- [Aim] Pick out all lines with the word "seaborn" from the records that follow.

- [Provided data]
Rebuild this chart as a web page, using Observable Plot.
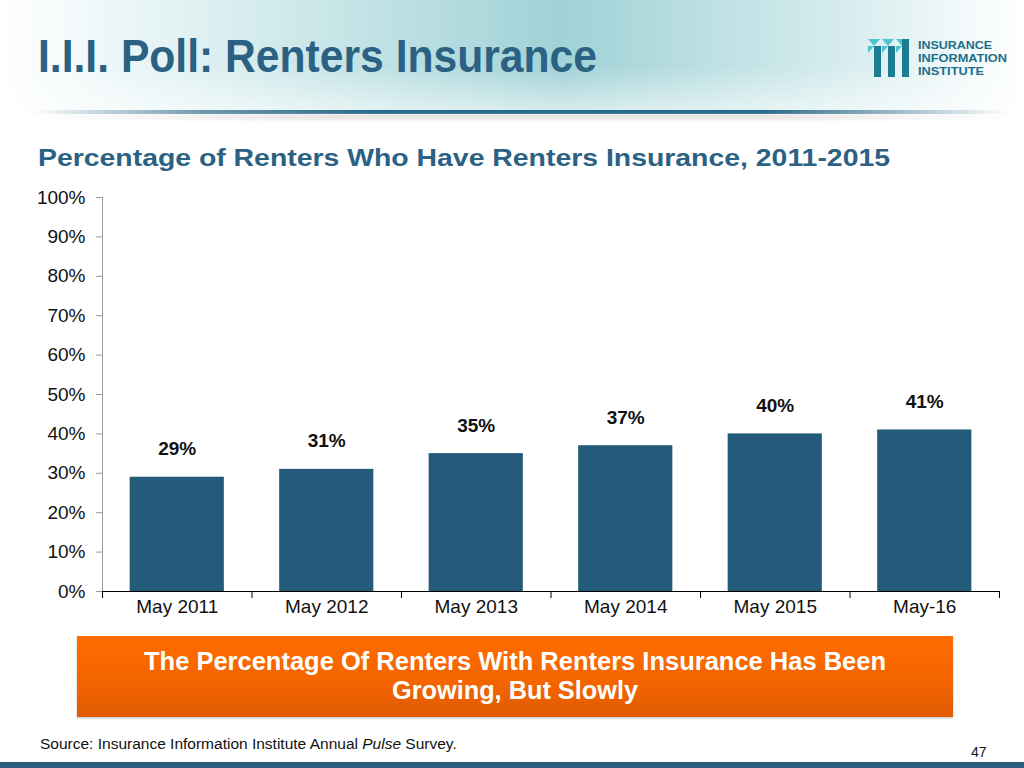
<!DOCTYPE html>
<html>
<head>
<meta charset="utf-8">
<script src="https://cdn.jsdelivr.net/npm/d3@7"></script>
<script src="https://cdn.jsdelivr.net/npm/@observablehq/plot@0.6"></script>
<style>
  html, body { margin: 0; padding: 0; }
  body { width: 1024px; height: 768px; position: relative; overflow: hidden; background: #fff; font-family: "Liberation Sans", Arial, sans-serif; }
  #header { position: absolute; left: 0; top: 0; width: 1024px; height: 110px;
    background: linear-gradient(90deg, rgba(255,255,255,1) 0%, rgba(200,230,232,0.6) 20%, rgba(150,205,210,0.9) 55%, rgba(190,225,228,0.7) 80%, rgba(255,255,255,1) 100%); }
  #headerfade { position: absolute; left: 0; top: 0; width: 1024px; height: 110px;
    background: linear-gradient(180deg, rgba(255,255,255,0) 0%, rgba(255,255,255,0) 60%, rgba(255,255,255,0.55) 100%); }
  #hline { position: absolute; left: 30px; top: 110px; width: 980px; height: 4px;
    background: linear-gradient(90deg, rgba(43,106,138,0) 0%, rgba(43,106,138,0.7) 18%, #276a8c 35%, #276a8c 75%, rgba(43,106,138,0.6) 85%, rgba(43,106,138,0) 100%); }
  #hshadow { position: absolute; left: 30px; top: 114px; width: 980px; height: 6px;
    background: linear-gradient(90deg, rgba(200,200,200,0) 0%, rgba(215,205,205,0.5) 30%, rgba(215,205,205,0.5) 75%, rgba(200,200,200,0) 100%); filter: blur(1px); }
  #title { position: absolute; left: 38px; top: 24px; overflow: visible; }
  #logo { position: absolute; left: 866px; top: 37px; }
  #subtitle { position: absolute; left: 38px; top: 141px; }
  #chart { position: absolute; left: 0; top: 185px; }
  #box { position: absolute; left: 77px; top: 636px; width: 876px; height: 81px;
    background: linear-gradient(180deg, #ff6c00 0%, #f46500 55%, #e05c05 100%);
    box-shadow: 0 1px 2px rgba(0,0,0,0.25); }
  #boxtext { position: absolute; left: 0; top: 0; }
  #source { position: absolute; left: 40px; top: 735px; font-size: 15.5px; color: #111; }
  #page { position: absolute; left: 971px; top: 744px; font-size: 14px; color: #111; }
  #bottombar { position: absolute; left: 0; top: 762px; width: 1024px; height: 6px; background: #2a5f7e; }
</style>
</head>
<body>
<div id="header"></div>
<div id="headerfade"></div>
<div id="hline"></div>
<div id="hshadow"></div>
<svg id="title" width="620" height="66">
  <text x="0" y="48" font-family="'Liberation Sans Narrow','Arial Narrow','Liberation Sans',sans-serif" font-weight="bold" font-size="47" fill="#2b6283" textLength="559" lengthAdjust="spacingAndGlyphs">I.I.I. Poll: Renters Insurance</text>
</svg>
<svg id="logo" width="150" height="44">
  <g>
    <polygon points="2,2 14,2 8,9" fill="#4fc3cf"/>
    <polygon points="2,9 8,9 2,16" fill="#4fc3cf"/>
    <rect x="8" y="9" width="7" height="31" fill="#1a7d92"/>
    <polygon points="16,2 28,2 22,9" fill="#4fc3cf"/>
    <polygon points="16,9 22,9 16,16" fill="#4fc3cf"/>
    <rect x="22" y="9" width="7" height="31" fill="#1a7d92"/>
    <polygon points="30,2 42,2 36,9" fill="#4fc3cf"/>
    <polygon points="30,9 36,9 30,16" fill="#4fc3cf"/>
    <rect x="36" y="2" width="7" height="38" fill="#1a7d92"/>
  </g>
  <g font-family="'Liberation Sans','Arial',sans-serif" font-weight="bold" font-size="11.5" fill="#1a6f8c">
    <text x="52" y="12" textLength="74" lengthAdjust="spacingAndGlyphs">INSURANCE</text>
    <text x="52" y="25" textLength="89" lengthAdjust="spacingAndGlyphs">INFORMATION</text>
    <text x="52" y="38" textLength="66" lengthAdjust="spacingAndGlyphs">INSTITUTE</text>
  </g>
</svg>
<svg id="subtitle" width="900" height="34">
  <text x="0" y="25" font-family="'Liberation Sans',Arial,sans-serif" font-weight="bold" font-size="23" fill="#2b6283" textLength="852" lengthAdjust="spacingAndGlyphs">Percentage of Renters Who Have Renters Insurance, 2011-2015</text>
</svg>
<div id="chart"></div>
<div id="box">
  <svg id="boxtext" width="876" height="81">
    <g font-family="'Liberation Sans Narrow','Arial Narrow','Liberation Sans',sans-serif" font-weight="bold" font-size="25" fill="#ffffff" text-anchor="middle">
      <text x="438" y="34" textLength="742" lengthAdjust="spacingAndGlyphs">The Percentage Of Renters With Renters Insurance Has Been</text>
      <text x="438" y="63" textLength="246" lengthAdjust="spacingAndGlyphs">Growing, But Slowly</text>
    </g>
  </svg>
</div>
<div id="source">Source: Insurance Information Institute Annual <i>Pulse</i> Survey.</div>
<div id="page">47</div>
<div id="bottombar"></div>
<script>
const categories = ["May 2011", "May 2012", "May 2013", "May 2014", "May 2015", "May-16"];
const values = [29, 31, 35, 37, 40, 41];
const yTicks = [0, 10, 20, 30, 40, 50, 60, 70, 80, 90, 100];

const data = categories.map((c, i) => ({ category: c, index: i, value: values[i] }));
const halfBar = 0.315;
const boundaries = d3.range(categories.length + 1);
const centers = categories.map((c, i) => i + 0.5);

const chart = Plot.plot({
  width: 1024,
  height: 440,
  marginLeft: 102,
  marginRight: 25,
  marginTop: 12,
  marginBottom: 34,
  style: { fontFamily: "'Liberation Sans', Arial, sans-serif", fontSize: "19px", color: "#111", background: "transparent", overflow: "visible" },
  x: { type: "linear", domain: [0, categories.length], axis: null },
  y: { domain: [0, 100], axis: null },
  marks: [
    Plot.ruleX([0], { y1: 0, y2: 100, stroke: "#9a9a9a" }),
    Plot.axisY({ ticks: yTicks, tickFormat: d => d + "%", tickSize: 6, tickPadding: 11, stroke: "#9a9a9a", fontSize: 19, fill: "#111", label: null }),
    Plot.rectY(data, { x1: d => d.index + 0.5 - halfBar, x2: d => d.index + 0.5 + halfBar, y: "value", fill: "#245b7a" }),
    Plot.ruleY([0], { stroke: "#000", strokeWidth: 1.2 }),
    Plot.axisX({ ticks: boundaries, tickFormat: () => "", tickSize: 7, stroke: "#000", label: null }),
    Plot.axisX({ ticks: centers, tickFormat: (d) => categories[Math.round(d - 0.5)], tickSize: 0, tickPadding: 8, fontSize: 19, fill: "#111", label: null }),
    Plot.text(data, { x: d => d.index + 0.5, y: "value", text: d => d.value + "%", dy: -28, fontWeight: "bold", fontSize: 19, fill: "#111" })
  ]
});
document.getElementById("chart").appendChild(chart);
</script>
</body>
</html>
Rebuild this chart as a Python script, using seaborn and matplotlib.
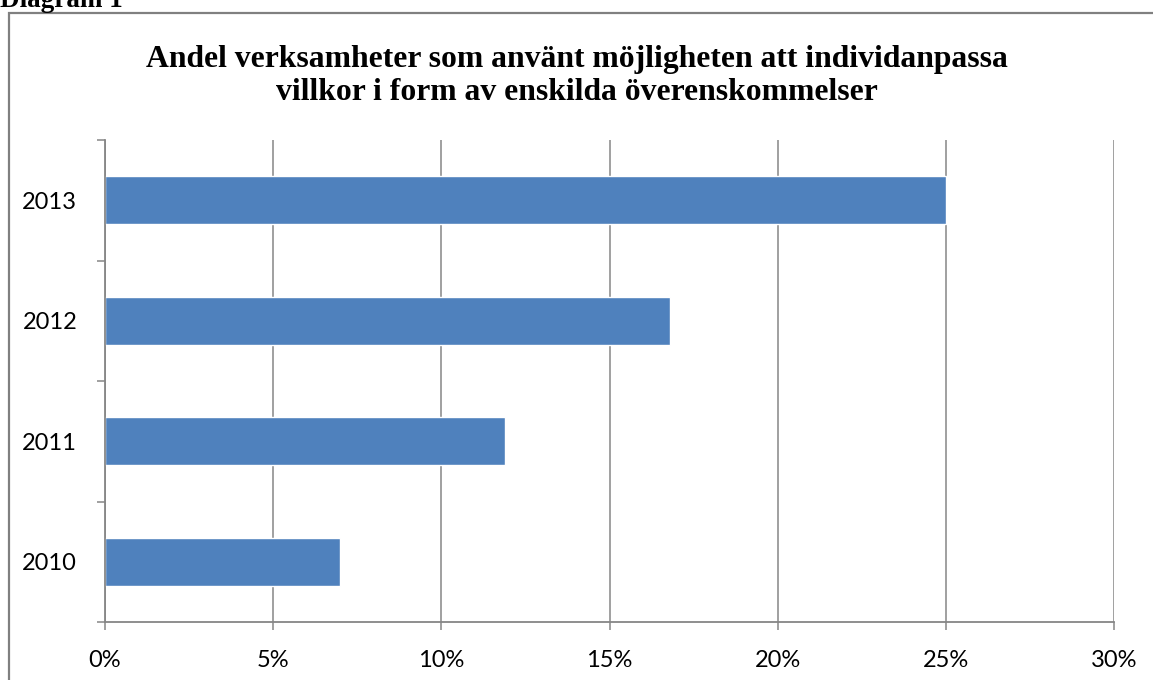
import matplotlib
matplotlib.use("Agg")
import matplotlib.pyplot as plt
import seaborn as sns
import pandas as pd
from matplotlib.patches import Rectangle
from matplotlib.ticker import FixedLocator, FuncFormatter

years = ["2013", "2012", "2011", "2010"]
values = [25.0, 16.8, 11.9, 7.0]
xticks = [0, 5, 10, 15, 20, 25, 30]
title = "Andel verksamheter som använt möjligheten att individanpassa\nvillkor i form av enskilda överenskommelser"

df = pd.DataFrame({"year": years, "value": values})

sns.set_theme(style="white")
plt.rcParams["font.family"] = ["Lato", "DejaVu Sans"]

W, H = 1153, 680
fig = plt.figure(figsize=(W / 100, H / 100), dpi=100)
ax = fig.add_axes([105 / W, 1 - 622 / H, (1114 - 105) / W, (622 - 140) / H])

sns.barplot(data=df, x="value", y="year", order=years, color="#4F81BD",
            width=0.4, saturation=1, ax=ax)

grid_c = "#868686"
ax.set_xlim(0, 30)
ax.set_ylim(3.5, -0.5)
ax.xaxis.set_major_locator(FixedLocator(xticks))
ax.xaxis.set_major_formatter(FuncFormatter(lambda v, p: f"{int(v)}%"))
ax.grid(axis="x", color=grid_c, linewidth=1.1)
ax.set_axisbelow(True)
ax.set_xlabel("")
ax.set_ylabel("")

for s in ["top", "right"]:
    ax.spines[s].set_visible(False)
for s in ["left", "bottom"]:
    ax.spines[s].set_color(grid_c)
    ax.spines[s].set_linewidth(1.3)

ax.tick_params(axis="x", which="major", length=6, width=1.1, color=grid_c,
               direction="out", pad=14, labelsize=17, labelcolor="black", bottom=True)
ax.tick_params(axis="y", which="major", length=0, pad=20, labelsize=17, labelcolor="black")
ax.yaxis.set_minor_locator(FixedLocator([-0.5, 0.5, 1.5, 2.5, 3.5]))
ax.tick_params(axis="y", which="minor", length=6, width=1.1, color=grid_c,
               direction="out", left=True)

fig.text(0.5, 1 - 76 / H, title, ha="center", va="center", fontsize=22.8,
         fontweight="bold", color="black",
         family=["Liberation Serif", "DejaVu Serif"], linespacing=1.2)

fig.text(0, 1 - 7 / H, "Diagram 1", ha="left", va="baseline", fontsize=19.5,
         fontweight="bold", color="black",
         family=["Liberation Serif", "DejaVu Serif"])

fig.patches.append(Rectangle((8.5 / W, -0.1), 1.5, 1 - 13 / H + 0.1,
                             transform=fig.transFigure, fill=False,
                             edgecolor="#808080", linewidth=1.6))

fig.savefig("out.png", dpi=100)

- [Written response]
Rebuild this chart as a Python script, using seaborn and matplotlib.
import seaborn as sns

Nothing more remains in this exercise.